(Code that draws figures)
————————
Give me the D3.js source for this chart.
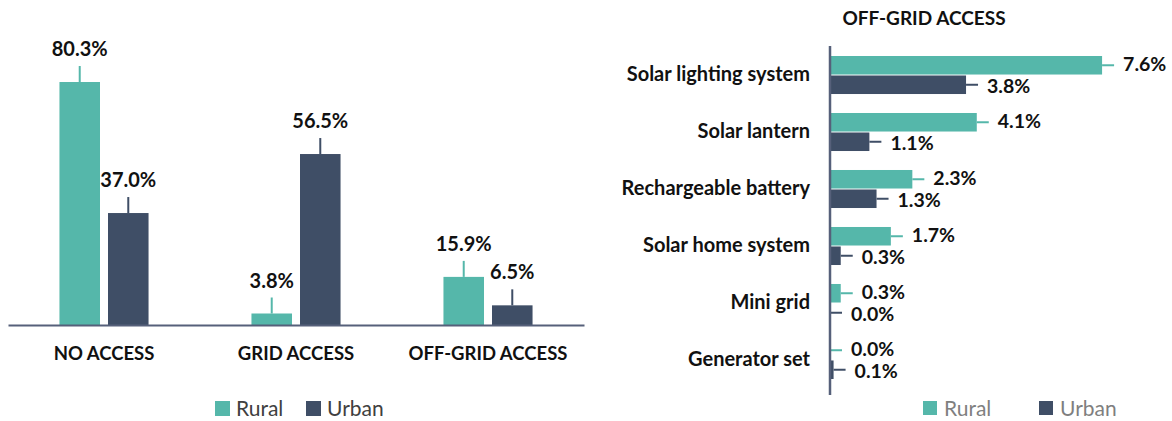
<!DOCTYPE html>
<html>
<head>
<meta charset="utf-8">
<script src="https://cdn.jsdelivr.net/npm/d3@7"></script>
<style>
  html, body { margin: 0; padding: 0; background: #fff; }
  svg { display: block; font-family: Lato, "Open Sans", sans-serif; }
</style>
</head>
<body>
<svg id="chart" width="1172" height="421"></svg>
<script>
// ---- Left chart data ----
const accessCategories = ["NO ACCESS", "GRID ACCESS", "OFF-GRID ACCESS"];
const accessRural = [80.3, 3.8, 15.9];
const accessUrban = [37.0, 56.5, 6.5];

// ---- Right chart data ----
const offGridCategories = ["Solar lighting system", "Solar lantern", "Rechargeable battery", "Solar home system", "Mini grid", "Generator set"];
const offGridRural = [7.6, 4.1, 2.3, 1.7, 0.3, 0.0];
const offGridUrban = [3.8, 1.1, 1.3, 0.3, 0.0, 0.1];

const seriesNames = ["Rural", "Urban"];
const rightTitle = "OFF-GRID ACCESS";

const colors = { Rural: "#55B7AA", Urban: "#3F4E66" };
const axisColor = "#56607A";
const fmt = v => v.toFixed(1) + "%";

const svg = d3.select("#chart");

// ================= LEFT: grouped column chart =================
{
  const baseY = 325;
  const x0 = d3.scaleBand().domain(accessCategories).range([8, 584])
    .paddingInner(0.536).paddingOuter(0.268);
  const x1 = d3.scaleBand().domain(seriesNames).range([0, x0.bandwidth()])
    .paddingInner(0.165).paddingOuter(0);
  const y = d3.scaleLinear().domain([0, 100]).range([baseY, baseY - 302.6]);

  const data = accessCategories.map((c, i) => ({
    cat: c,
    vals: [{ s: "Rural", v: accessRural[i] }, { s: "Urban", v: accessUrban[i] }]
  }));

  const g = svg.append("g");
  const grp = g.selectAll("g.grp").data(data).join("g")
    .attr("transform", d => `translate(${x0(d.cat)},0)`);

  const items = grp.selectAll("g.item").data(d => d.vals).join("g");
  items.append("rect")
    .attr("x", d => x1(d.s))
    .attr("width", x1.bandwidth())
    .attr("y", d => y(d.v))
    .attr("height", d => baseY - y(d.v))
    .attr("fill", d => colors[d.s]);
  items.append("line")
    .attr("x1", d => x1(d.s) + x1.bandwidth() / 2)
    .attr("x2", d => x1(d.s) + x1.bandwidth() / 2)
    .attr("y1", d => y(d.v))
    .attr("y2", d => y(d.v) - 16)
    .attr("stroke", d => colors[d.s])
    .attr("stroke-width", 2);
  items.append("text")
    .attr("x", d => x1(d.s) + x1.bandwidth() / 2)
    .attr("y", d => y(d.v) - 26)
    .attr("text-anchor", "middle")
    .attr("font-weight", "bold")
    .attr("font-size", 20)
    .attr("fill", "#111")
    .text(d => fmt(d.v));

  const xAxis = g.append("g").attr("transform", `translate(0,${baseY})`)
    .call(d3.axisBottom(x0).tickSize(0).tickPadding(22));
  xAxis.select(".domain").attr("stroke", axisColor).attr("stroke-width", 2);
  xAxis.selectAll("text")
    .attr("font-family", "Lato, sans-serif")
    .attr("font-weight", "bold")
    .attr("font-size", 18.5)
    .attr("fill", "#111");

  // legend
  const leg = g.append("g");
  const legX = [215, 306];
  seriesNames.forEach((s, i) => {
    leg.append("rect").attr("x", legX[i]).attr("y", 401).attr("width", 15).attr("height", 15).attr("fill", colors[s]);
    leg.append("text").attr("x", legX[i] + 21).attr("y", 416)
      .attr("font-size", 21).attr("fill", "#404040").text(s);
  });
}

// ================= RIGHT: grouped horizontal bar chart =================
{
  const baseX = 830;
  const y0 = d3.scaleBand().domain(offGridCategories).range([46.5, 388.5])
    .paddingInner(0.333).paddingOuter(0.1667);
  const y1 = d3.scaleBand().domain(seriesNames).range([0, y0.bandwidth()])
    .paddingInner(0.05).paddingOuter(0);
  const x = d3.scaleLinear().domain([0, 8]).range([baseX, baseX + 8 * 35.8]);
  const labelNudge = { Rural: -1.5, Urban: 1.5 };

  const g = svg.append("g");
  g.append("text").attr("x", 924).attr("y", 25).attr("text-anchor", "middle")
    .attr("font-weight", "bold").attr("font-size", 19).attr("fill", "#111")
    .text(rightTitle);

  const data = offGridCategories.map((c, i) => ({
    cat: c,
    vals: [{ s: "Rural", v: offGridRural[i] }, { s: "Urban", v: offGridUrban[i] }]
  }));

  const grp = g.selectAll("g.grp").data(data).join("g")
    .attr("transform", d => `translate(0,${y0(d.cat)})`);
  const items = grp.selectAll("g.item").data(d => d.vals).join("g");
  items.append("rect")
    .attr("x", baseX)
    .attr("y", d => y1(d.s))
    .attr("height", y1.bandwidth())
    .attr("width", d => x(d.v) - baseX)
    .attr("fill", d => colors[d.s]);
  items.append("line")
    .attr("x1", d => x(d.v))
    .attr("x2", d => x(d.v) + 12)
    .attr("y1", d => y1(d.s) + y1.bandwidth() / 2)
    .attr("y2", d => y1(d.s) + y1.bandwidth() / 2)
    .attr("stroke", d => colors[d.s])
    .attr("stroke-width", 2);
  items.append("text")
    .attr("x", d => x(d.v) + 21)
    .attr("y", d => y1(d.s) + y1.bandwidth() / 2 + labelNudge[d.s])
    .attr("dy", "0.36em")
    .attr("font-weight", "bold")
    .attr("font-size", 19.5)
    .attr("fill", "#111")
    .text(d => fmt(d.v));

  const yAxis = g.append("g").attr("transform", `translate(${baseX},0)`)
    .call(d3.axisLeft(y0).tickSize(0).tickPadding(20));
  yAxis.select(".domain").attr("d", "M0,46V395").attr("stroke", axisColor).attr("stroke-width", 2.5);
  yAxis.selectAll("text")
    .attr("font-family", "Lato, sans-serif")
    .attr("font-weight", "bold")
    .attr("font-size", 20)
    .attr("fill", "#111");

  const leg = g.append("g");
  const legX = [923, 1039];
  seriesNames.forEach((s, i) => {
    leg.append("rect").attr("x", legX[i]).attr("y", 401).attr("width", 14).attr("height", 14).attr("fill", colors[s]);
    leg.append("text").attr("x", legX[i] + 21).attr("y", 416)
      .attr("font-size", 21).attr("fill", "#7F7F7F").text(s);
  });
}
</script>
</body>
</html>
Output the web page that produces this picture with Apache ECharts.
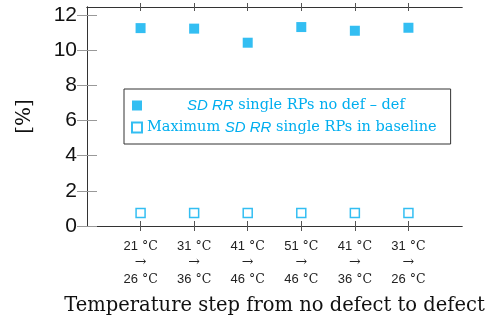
————————
# SHORT PROBLEM
Write the material out again exactly as it appears, dropping the pictures.

# OUTPUT FOR THIS TASK
Give me the D3.js source for this chart.
<!DOCTYPE html>
<html>
<head>
<meta charset="utf-8">
<script src="https://cdn.jsdelivr.net/npm/d3@7"></script>
<style>
  html, body { margin: 0; padding: 0; background: #fff; }
  svg { display: block; font-family: Lato, "Open Sans", sans-serif; }
</style>
</head>
<body>
<svg id="chart" width="1172" height="421"></svg>
<script>
// ---- Left chart data ----
const accessCategories = ["NO ACCESS", "GRID ACCESS", "OFF-GRID ACCESS"];
const accessRural = [80.3, 3.8, 15.9];
const accessUrban = [37.0, 56.5, 6.5];

// ---- Right chart data ----
const offGridCategories = ["Solar lighting system", "Solar lantern", "Rechargeable battery", "Solar home system", "Mini grid", "Generator set"];
const offGridRural = [7.6, 4.1, 2.3, 1.7, 0.3, 0.0];
const offGridUrban = [3.8, 1.1, 1.3, 0.3, 0.0, 0.1];

const seriesNames = ["Rural", "Urban"];
const rightTitle = "OFF-GRID ACCESS";

const colors = { Rural: "#55B7AA", Urban: "#3F4E66" };
const axisColor = "#56607A";
const fmt = v => v.toFixed(1) + "%";

const svg = d3.select("#chart");

// ================= LEFT: grouped column chart =================
{
  const baseY = 325;
  const x0 = d3.scaleBand().domain(accessCategories).range([8, 584])
    .paddingInner(0.536).paddingOuter(0.268);
  const x1 = d3.scaleBand().domain(seriesNames).range([0, x0.bandwidth()])
    .paddingInner(0.165).paddingOuter(0);
  const y = d3.scaleLinear().domain([0, 100]).range([baseY, baseY - 302.6]);

  const data = accessCategories.map((c, i) => ({
    cat: c,
    vals: [{ s: "Rural", v: accessRural[i] }, { s: "Urban", v: accessUrban[i] }]
  }));

  const g = svg.append("g");
  const grp = g.selectAll("g.grp").data(data).join("g")
    .attr("transform", d => `translate(${x0(d.cat)},0)`);

  const items = grp.selectAll("g.item").data(d => d.vals).join("g");
  items.append("rect")
    .attr("x", d => x1(d.s))
    .attr("width", x1.bandwidth())
    .attr("y", d => y(d.v))
    .attr("height", d => baseY - y(d.v))
    .attr("fill", d => colors[d.s]);
  items.append("line")
    .attr("x1", d => x1(d.s) + x1.bandwidth() / 2)
    .attr("x2", d => x1(d.s) + x1.bandwidth() / 2)
    .attr("y1", d => y(d.v))
    .attr("y2", d => y(d.v) - 16)
    .attr("stroke", d => colors[d.s])
    .attr("stroke-width", 2);
  items.append("text")
    .attr("x", d => x1(d.s) + x1.bandwidth() / 2)
    .attr("y", d => y(d.v) - 26)
    .attr("text-anchor", "middle")
    .attr("font-weight", "bold")
    .attr("font-size", 20)
    .attr("fill", "#111")
    .text(d => fmt(d.v));

  const xAxis = g.append("g").attr("transform", `translate(0,${baseY})`)
    .call(d3.axisBottom(x0).tickSize(0).tickPadding(22));
  xAxis.select(".domain").attr("stroke", axisColor).attr("stroke-width", 2);
  xAxis.selectAll("text")
    .attr("font-family", "Lato, sans-serif")
    .attr("font-weight", "bold")
    .attr("font-size", 18.5)
    .attr("fill", "#111");

  // legend
  const leg = g.append("g");
  const legX = [215, 306];
  seriesNames.forEach((s, i) => {
    leg.append("rect").attr("x", legX[i]).attr("y", 401).attr("width", 15).attr("height", 15).attr("fill", colors[s]);
    leg.append("text").attr("x", legX[i] + 21).attr("y", 416)
      .attr("font-size", 21).attr("fill", "#404040").text(s);
  });
}

// ================= RIGHT: grouped horizontal bar chart =================
{
  const baseX = 830;
  const y0 = d3.scaleBand().domain(offGridCategories).range([46.5, 388.5])
    .paddingInner(0.333).paddingOuter(0.1667);
  const y1 = d3.scaleBand().domain(seriesNames).range([0, y0.bandwidth()])
    .paddingInner(0.05).paddingOuter(0);
  const x = d3.scaleLinear().domain([0, 8]).range([baseX, baseX + 8 * 35.8]);
  const labelNudge = { Rural: -1.5, Urban: 1.5 };

  const g = svg.append("g");
  g.append("text").attr("x", 924).attr("y", 25).attr("text-anchor", "middle")
    .attr("font-weight", "bold").attr("font-size", 19).attr("fill", "#111")
    .text(rightTitle);

  const data = offGridCategories.map((c, i) => ({
    cat: c,
    vals: [{ s: "Rural", v: offGridRural[i] }, { s: "Urban", v: offGridUrban[i] }]
  }));

  const grp = g.selectAll("g.grp").data(data).join("g")
    .attr("transform", d => `translate(0,${y0(d.cat)})`);
  const items = grp.selectAll("g.item").data(d => d.vals).join("g");
  items.append("rect")
    .attr("x", baseX)
    .attr("y", d => y1(d.s))
    .attr("height", y1.bandwidth())
    .attr("width", d => x(d.v) - baseX)
    .attr("fill", d => colors[d.s]);
  items.append("line")
    .attr("x1", d => x(d.v))
    .attr("x2", d => x(d.v) + 12)
    .attr("y1", d => y1(d.s) + y1.bandwidth() / 2)
    .attr("y2", d => y1(d.s) + y1.bandwidth() / 2)
    .attr("stroke", d => colors[d.s])
    .attr("stroke-width", 2);
  items.append("text")
    .attr("x", d => x(d.v) + 21)
    .attr("y", d => y1(d.s) + y1.bandwidth() / 2 + labelNudge[d.s])
    .attr("dy", "0.36em")
    .attr("font-weight", "bold")
    .attr("font-size", 19.5)
    .attr("fill", "#111")
    .text(d => fmt(d.v));

  const yAxis = g.append("g").attr("transform", `translate(${baseX},0)`)
    .call(d3.axisLeft(y0).tickSize(0).tickPadding(20));
  yAxis.select(".domain").attr("d", "M0,46V395").attr("stroke", axisColor).attr("stroke-width", 2.5);
  yAxis.selectAll("text")
    .attr("font-family", "Lato, sans-serif")
    .attr("font-weight", "bold")
    .attr("font-size", 20)
    .attr("fill", "#111");

  const leg = g.append("g");
  const legX = [923, 1039];
  seriesNames.forEach((s, i) => {
    leg.append("rect").attr("x", legX[i]).attr("y", 401).attr("width", 14).attr("height", 14).attr("fill", colors[s]);
    leg.append("text").attr("x", legX[i] + 21).attr("y", 416)
      .attr("font-size", 21).attr("fill", "#7F7F7F").text(s);
  });
}
</script>
</body>
</html>
Output the web page that produces this picture with Apache ECharts.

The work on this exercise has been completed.